Setup of JMS message listener invoker failed for destination 'queue-name' - trying to recover. Cause: The Session is closed 
Caught exception trying rollback() when putting session back into the pool, will invalidate. jakarta.jms.IllegalStateException: The Session is closed
jakarta.jms.IllegalStateException: The Session is closed
    at org.apache.qpid.jms.JmsSession.checkClosed(JmsSession.java:1113)
    at org.apache.qpid.jms.JmsSession.rollback(JmsSession.java:264)
    at org.messaginghub.pooled.jms.JmsPoolSession.close(JmsPoolSession.java:112)
    at org.springframework.jms.support.JmsUtils.closeSession(JmsUtils.java:109)
    at org.springframework.jms.listener.DefaultMessageListenerContainer$AsyncMessageListenerInvoker.clearResources(DefaultMessageListenerContainer.java:1291)
    at org.springframework.jms.listener.DefaultMessageListenerContainer$AsyncMessageListenerInvoker.run(DefaultMessageListenerContainer.java:1137)
    at java.base/java.lang.Thread.run(Thread.java:831)

Pool configuration:

spring.jms.servicebus.idle-timeout=30000
spring.jms.servicebus.pool.enabled=true
spring.jms.servicebus.pool.max-connections=10
spring.jms.servicebus.pool.time-between-expiration-check=10000
spring.jms.servicebus.pool.idle-timeout=60000

JmsTemplate producer:

public void enqueue(List<StimulusConsolidation> stimulusConsolidationList) {
        jmsTemplate.setSessionTransacted(true);
        jmsTemplate.execute(getMessageProducerCallback(stimulusConsolidationList));
    }

    public ProducerCallback<Message> getMessageProducerCallback(List<StimulusConsolidation> stimulusConsolidationList) {
        return (session, producer) -> {
            Queue queue = session.createQueue(getQueueName());
            try {
                for (StimulusConsolidation e : stimulusConsolidationList) {
                    producer.send(queue, appMessageConverter.toMessage(e, session));
                }
                session.commit();
            } catch (Exception e) {
                session.rollback();
                throw e;
            }
            return null;
        };
    }

Setup (please complete the following information if applicable):

neffsvg commented 7 months ago

had the same or a similar issue - we fixed it by setting "partitioning" to false and enabled "dead lettering on message expiration" for all queues

Andrexams commented 7 months ago

had the same or a similar issue - we fixed it by setting "partitioning" to false and enabled "dead lettering on message expiration" for all queues

Hello @neffsvg,

Thanks for the answer but we are using the same configuration here.

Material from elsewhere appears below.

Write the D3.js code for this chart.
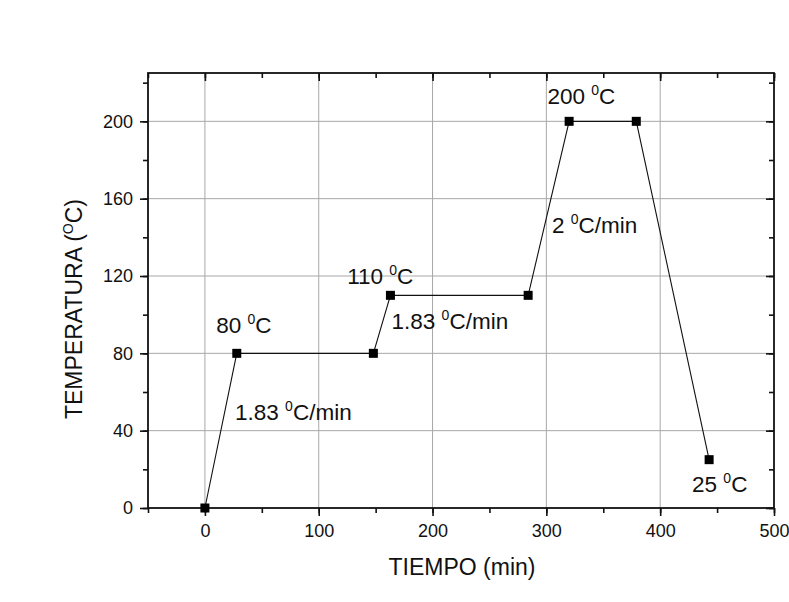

Netyyyy commented 7 months ago

Hi @Andrexams , thanks for reaching out. We have received your submission and will take it into consideration. We appreciate your input and will review this matter as soon as possible. Please feel free to provide any additional information or context that you think may be helpful. We'll keep you updated on the progress of our review. Thank you for your contribution to improving our project.

Netyyyy commented 1 month ago

Hi @Andrexams , ServiceBus server side has a fix recently for premium tier. So if you still meet this error in premium tier, please add environment property PN_TRACE_FRM=1 and provide the log info here, thanks.